The legal alert, issued by Bonta Thursday at a press conference, comes after a 2021 case in Kings County where a woman was charged with murder due to delivering a stillborn child after consuming methamphetamine. 

Xavier Becerra, who was the state's Attorney General at the time, wrote an amicus brief to the court in that case expressing support for the woman.

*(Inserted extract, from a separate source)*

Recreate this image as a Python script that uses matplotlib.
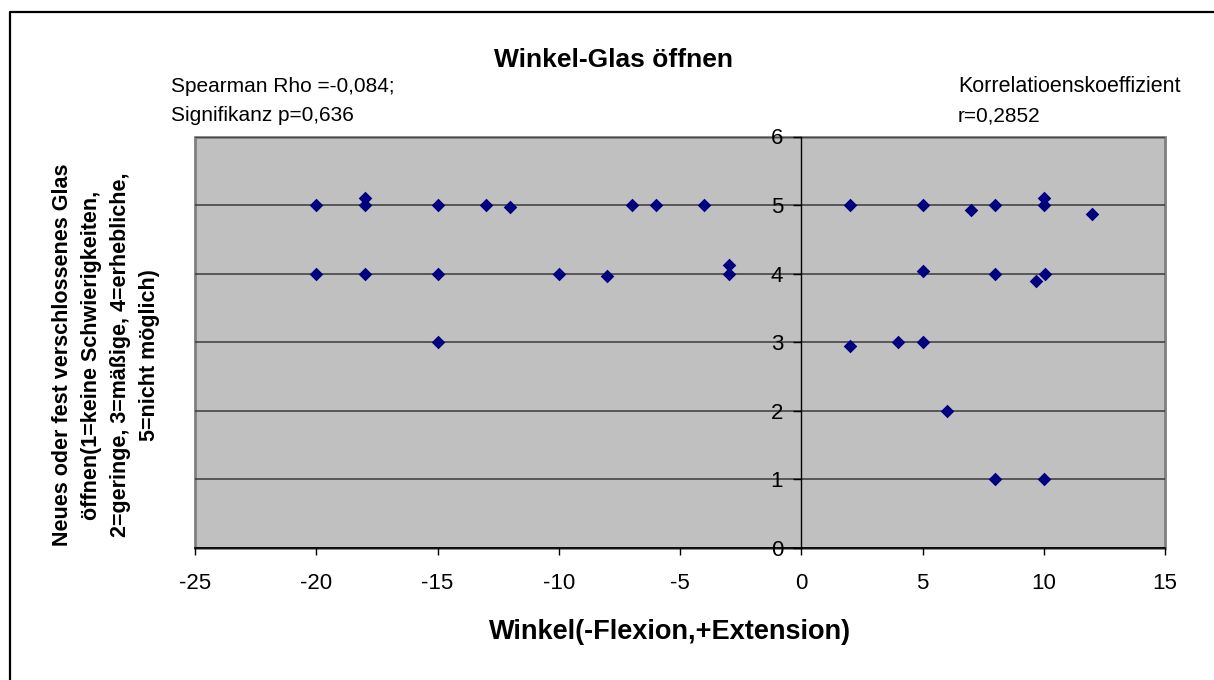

The judge eventually dismissed the murder charges. 

"Californians who suffer miscarriages or stillbirths can not be charge under penal code 187 for their own actions," Bonta said at Thursday's press conference. "In California, we do not criminalize pregnancy loss, we do not criminalize miscarriages, we do not criminalize stillbirths."

Bonta described the legal alert as being a "persuasive authority in a court of law." He did not rule out issuing a legal opinion on the issue in the future. 

"We want to provide that clarity now in case there are developments in other counties right now as we speak," Bonta said. "The intent and purpose of legal alerts are to provide more rapid input from the office of the chief law officer of the state on issues of critical relevance and time sensitivity."

In 1970, the word "fetus" was added to California's Penal Code 187 which defines murder as, "the unlawful killing of a human being, or a fetus, with malice aforethought.”

Bonta says the alert reinforces the State Legislature's amendment to the Penal Code which did not intend for the definition of murder to include a pregnant woman's own actions that could lead to a stillbirth or miscarriage.

"We won't stand idly by as some try to undermine reproductive health care and try to erode our freedoms" Bonta said.